Modeling Guide

Introduction to SAP Data Hub Modeling

SAP Data Hub helps close the gap between data silos and seamlessly integrate them into the business processes. It also helps combine data silos with enterprise data and process them for better business insights.

The objective of SAP Data Hub to seamlessly integrate data silos and to combine and process them for business insights is achieved with tasks and task workflows. These task workflows help set data flows in a logical order and trigger their executions based on conditions. The SAP Data Hub Modeling tool, a component of SAP Data Hub, helps graphically model different design-time objects that are necessary to execute a task workflow.

In addition, you can also use the capabilities in the SAP Data Hub Modeling tool to transfer data from an SAP BW system or from an SAP HANA system to an SAP Vora system.

The image here illustrates the end-to-end process for creating and executing a task, task workflow, or transferring data.

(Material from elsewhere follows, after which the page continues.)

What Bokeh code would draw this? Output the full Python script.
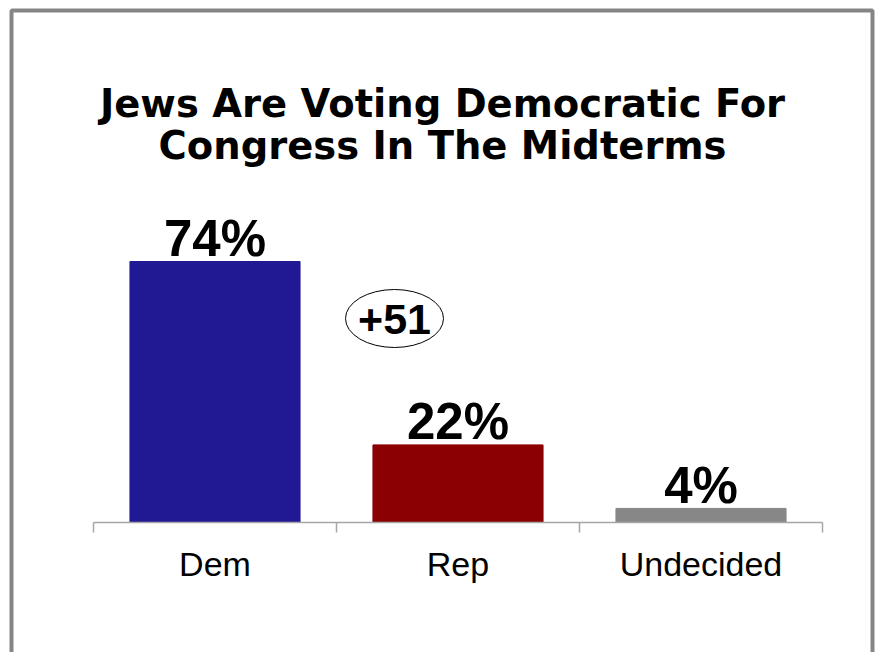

Create a system, which is a stand-alone data source in the distributed data landscape. A system can belong to only one zone. Create a connection, which is a technical access point to a system via Data Hub Agent. A system may have multiple connections, but a connection is always related to a system within a zone. Projects are containers for design-time objects in SAP Data Hub. You create SAP Data Hub objects such as destination, data sets, tasks, and task workflows within a project. A data set is a generic but logical data reference consisting of a name, type, URL, and a logical destination name. It is an abstraction of the actual data or structures that reside in distributed stores. A destination is a reference to a physical connection, which can be resolved on a connected logical system. You create and activate a destination to receive and persist data from the system. Creating and executing a file operation task helps perform file operations such as copy and delete on data sets. Creating and executing a flowgraph task helps execute a flowgraph in an SAP Vora system. Creating and executing a data pipeline task helps execute a data pipeline in an SAP Vora system. Creating and executing an SAP BW process chain task helps execute an SAP BW process chain in an SAP BW system. Creating and executing an SAP HANA flowgraph task helps execute an SAP HANA flowgraph in an SAP HANA System. Creating and executing an SAP Data Services task helps execute an SAP Data Services job. The execution of SAP Data Services job helps users to integrate, transform, and improve the data quality. Creating and executing a notification task helps send e-mails to recipients with a message. You can customize the message to help recipients identify the status of a task in a task workflow that completed with a certain state. A task workflow orchestrates multiple tasks and executes them in a given order. After creating a task workflow, execute the task workflow from within the SAP Data Hub Modeling tool. After creating a task workflow, you can schedule the execution of the task workflow in the SAP Data Hub cockpit. Use the monitoring dashboard in the SAP Data Hub cockpit to monitor the execution status of tasks and task workflows.
The different entities involved in the end-to-end SAP Data Hub modeling scenarios are described here:

Component

Description

System

Systems are stand-alone data sources in the distributed data landscape. A system can belong to only one zone.

Connection

Connection is technical access point to a system. A system may have multiple connections, but a connection is always related to a system within a zone.

Project

Projects are containers for design-time objects in SAP Data Hub. You create SAP Data Hub objects within a project.

Task Assist

Task assist simplifies the creation and activation of lengthy and complicated tasks.

Destination

A destination is a reference to a connection that points to an actual system in the landscape. You create and activate a destination to receive and persist data from the system.

Data set

Data set is a generic but logical data reference consisting of a name, type, URL, and a logical destination name. It is an abstraction of the actual data or structures that reside in distributed stores.

Task

Tasks are automatic operations that you can execute, control, and monitor based on certain user-defined conditions. The tool supports different task types. Depending on the task type, a task can contain one or more data sets (as both source and target), or can be a complex data pipeline.

Task Workflow

A task workflow orchestrates multiple tasks and executes them in a given order.